Inflation? Well, of course an increase in income/wages is one form of inflation. But there is also PCE today, and on a month-over-month basis it matched market expectations of 0.3% and the core reading also matched expectations of 0.1%. The year-over-year core PCE was 1.2% which is what the market expected. Even though this is well below the mythical (yes it is mythical) 2% trigger rate that the Fed is supposedly looking for, this does not prevent the Fed from raising rates at its September meeting. Janet Yellen and crew have been very specific that they will rely on their internal models for FUTURE trends towards that 2% mark.
7-Year Auction: This is the most important auction of the week. $29 billion went off at 2.153% with a bid-to-cover ratio of 2.38 vs the last auction of 2.49. The interest rate that we had to pay to borrow on a 7-year term spiked up from 1.888% during the last 7-year auction in May up to 2.153% today. So…we have higher rates and lower demand. This is a soft auction although we did see the biggest demand by foreign central banks since 2010.
Greece is the Word: So…what kind of progress did we get today? Well according to one EU finance minister, Greece has gone “backward.” While there were plenty of conflicting headlines all day, no official deal was reached and as result, the bond markets moved sideways.
What’s on the Agenda for this Week?
MBS should move off of the bottom that we saw on Friday and on June 10th which are the lowest prices paid of 2015. So the downside from Friday’s close is very limited. Concern over Greece exiting the Eurozone or at least defaulting and staying in the Eurozone will provide a very small lift to MBS pricing but will not provide a reversal to our overall secular trend of bond traders exiting the low return safety of long bonds to seek some higher returns.

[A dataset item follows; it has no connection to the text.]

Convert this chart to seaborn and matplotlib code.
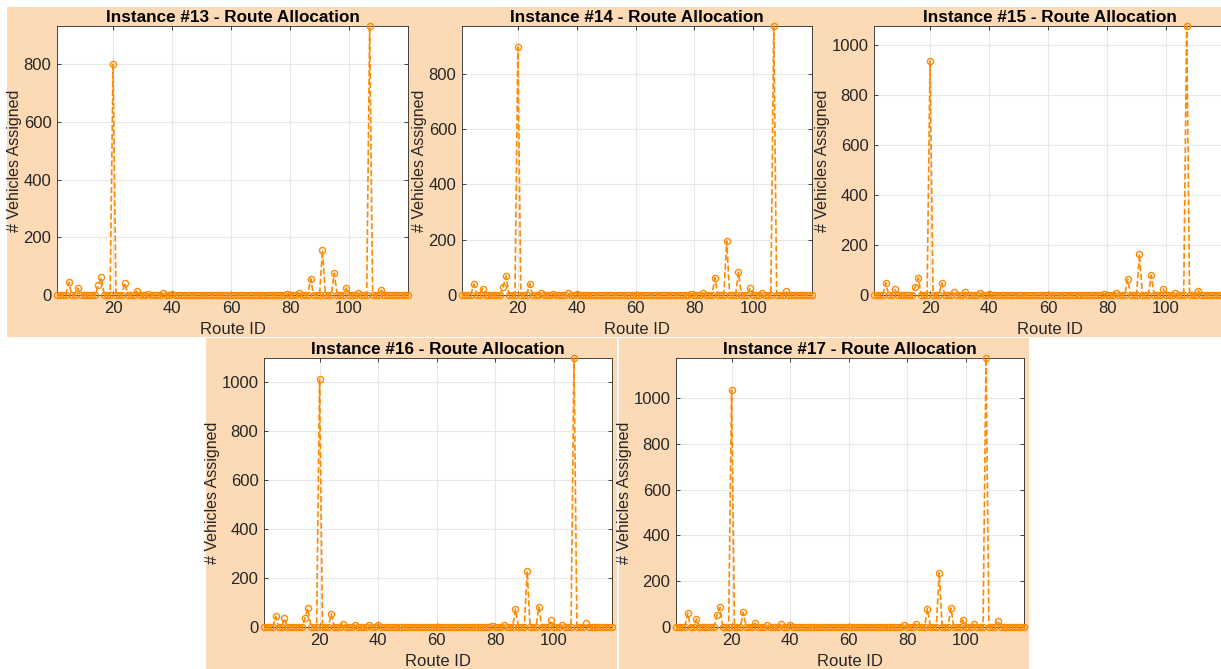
import numpy as np
import pandas as pd
import matplotlib
matplotlib.use("Agg")
import matplotlib.pyplot as plt
from matplotlib.patches import Rectangle
import seaborn as sns

# ---- data ----
n_routes = 120
active_routes = [5, 8, 15, 16, 20, 24, 28, 32, 37, 40, 79, 83, 87, 91, 95, 99, 103, 107, 111]
inst13 = [44, 24, 35, 61, 800, 42, 13, 3, 7, 3, 5, 6, 57, 156, 76, 24, 6, 932, 17]
inst14 = [39, 23, 30, 69, 895, 41, 8, 4, 6, 3, 3, 7, 63, 195, 82, 25, 7, 972, 16]
inst15 = [49, 25, 33, 69, 937, 48, 11, 11, 7, 3, 4, 8, 64, 164, 79, 25, 7, 1077, 17]
inst16 = [43, 35, 35, 77, 1012, 54, 14, 7, 8, 7, 5, 7, 73, 227, 83, 27, 7, 1096, 15]
inst17 = [61, 35, 51, 86, 1033, 65, 16, 7, 12, 7, 10, 13, 80, 237, 83, 32, 12, 1174, 28]
instance_names = [13, 14, 15, 16, 17]
instance_values = [inst13, inst14, inst15, inst16, inst17]
x_ticks = [20, 40, 60, 80, 100]

sns.set_theme(style="white")
plt.rcParams["font.family"] = ["Liberation Sans", "DejaVu Sans"]

W, H = 1221, 669
fig = plt.figure(figsize=(W / 100, H / 100), dpi=100)
fig.patch.set_facecolor("white")

peach = "#FDDAB6"
orange = "#FF8A00"

# panel backgrounds (left, top, right, bottom in pixels)
panels = [(7, 7, 410, 337), (410, 7, 815, 337), (815, 7, 1221, 337),
          (206, 338, 617, 669), (619, 338, 1029, 669)]
for (l, t, r, b) in panels:
    fig.add_artist(Rectangle((l / W, 1 - b / H), (r - l) / W, (b - t) / H,
                             transform=fig.transFigure, facecolor=peach,
                             edgecolor="none", zorder=0))

# axes boxes (left, top, width, height in pixels)
boxes = [(57, 26, 351, 269), (462, 26, 350, 269), (874, 26, 351, 269),
         (264, 358, 348, 269), (676, 358, 348, 269)]

routes = np.arange(1, n_routes + 1)
for name, vals, (l, t, w, h) in zip(instance_names, instance_values, boxes):
    ax = fig.add_axes([l / W, 1 - (t + h) / H, w / W, h / H])
    y = np.zeros(n_routes)
    y[np.array(active_routes) - 1] = vals
    df = pd.DataFrame({"Route ID": routes, "Vehicles": y})
    sns.lineplot(data=df, x="Route ID", y="Vehicles", ax=ax, color=orange,
                 linestyle="--", linewidth=1.2, marker="o", markersize=4.4,
                 markerfacecolor="none", markeredgecolor=orange,
                 markeredgewidth=1.0, clip_on=False, zorder=3)
    ax.set_facecolor("white")
    ax.set_xlim(1, n_routes)
    ax.set_ylim(0, max(vals))
    ax.set_xticks(x_ticks)
    ax.set_yticks(np.arange(0, max(vals) + 1, 200))
    ax.grid(True, color="#E8E8E8", linewidth=0.8)
    ax.set_axisbelow(True)
    for s in ax.spines.values():
        s.set_color("#262626")
        s.set_linewidth(0.6)
    ax.tick_params(direction="in", length=3, width=0.6, colors="#262626",
                   labelsize=12, pad=4, top=True, right=True,
                   bottom=True, left=True, labeltop=False, labelright=False)
    ax.set_title(f"Instance #{name} - Route Allocation", fontsize=12.3,
                 fontweight="bold", color="black", pad=3)
    ax.set_xlabel("Route ID", fontsize=12, color="#262626", labelpad=5)
    ax.set_ylabel("# Vehicles Assigned", fontsize=11.5, color="#262626", labelpad=1)

fig.savefig("out.png", dpi=100, facecolor="white")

Let’s put that little “Greek thing” on the back burner for a second and discuss our domestic calendar.
This is a holiday-shortened week with the bond market closed on Friday. And that means “Jobs Friday” is now “Jobs Thursday” as we get a slew of labor data this week including: Challenger Job Cuts, ADP Private Payrolls, Weekly Jobless Claims, Non-Farm Payrolls (NFP), the Unemployment Rate and Average Hourly Earnings.
Thursday’s NFP is expected to once again stay above 200K and Average Hourly Wages are expected to tick up another 0.2% on top of last month’s gains. If that ends up being the case, it simply gives the Fed more “data” to support raising rates in September and so bond traders will be paying very close attention to this data.
There is also a lot of manufacturing data that will give a good read on how 1/3 of our economy is doing with the release of Chicago PMI, ISM Manufacturing and Factory Orders. Of the three reports, ISM will get the most weight.
Now let’s get back around to Greece that has been driving the long bond market.
Greece is the Word: Over the weekend, the ECB has finally cut off the ELA, which was pumping cash into the Greek banking system even though Greece was not paying its bills. That action has caused Greece to enact strict capital controls which it is spinning as a “Bank Holiday.” So, citizens can take out a maximum 60 euros per day until the holiday ends (which is set to last at least a week).
The next real movement will come on Sunday as Greece has set a referendum vote which is required for Greece to even accept the terms of a bailout from their creditors.
Afternoon Market Update
The week started on an upswing and even though it is up, last week’s net loss of 121 BPS has still not been recouped.
All Greece…All the Time: According to a headline in the Wall Street Journal, a Greek “official” made it official that Greece would default to the IMF in less than 24 hours. MBS shot up right out of the gate in reaction to the ECB’s action over the weekend where they finally stopped giving the Greek banks access to their ELA back stop (effectively providing depositors with cash to withdraw…that the banks didn’t have). As a result, Greece has a “bank holiday” in effect witch strict capital controls that (among other things) allows a Greek citizen only tap into 60 Euros a day from an ATM.
Okay, so all this is going on. What does it mean?
Well…first of all it’s giving a LITTLE lift to MBS prices. If this was 2 years ago, it would have given a big boost to your back end pricing…but not now. That is because the smart money has been getting out of the Greek play for some time; in fact, other than the ECB, there has been very little bond auction in Greece. Long bond traders recognize that the Eurozone will not collapse like a domino and Greece may even stay in the Euro, just be in default. With their GDP accounting for less than zero (yes it is negative) towards the larger GDP levels of the collective Eurozone, Greece’s implosion is not the scary event that it once was. Still, there is plenty of drama and their exit cannot be completely discounted and will cause some very short-term volatility across all financial markets.
But wait…there is another “fly in the ointment”:
Puerto Rico: Is getting lots of headlines as two of the major rating agencies have downgraded the country (yet again). Now this might be news to you…BUT this is not to anyone in the bond market. Many had pegged Puerto Rico to go under before Detroit went bankrupt. How they have been able to shuffle paper and stay in the game this long is a miracle. They have no way to payback their debt. You can write them off. But just like Cyprus, they won’t have any impact on long bond yields.
Some Domestic Data
May Pending Home Sales: Hit their highest level since April 2006 and have increased by 10.4% on a year-over-year basis…not bad at all considering these contracts were all written during a period of slightly higher rates from April. The bond market had no reaction to this as its all Greece.
Tomorrow: Will be the very important Chicago PMI and Consumer Confidence. There will also be the Case-Shiller Home Prices Index.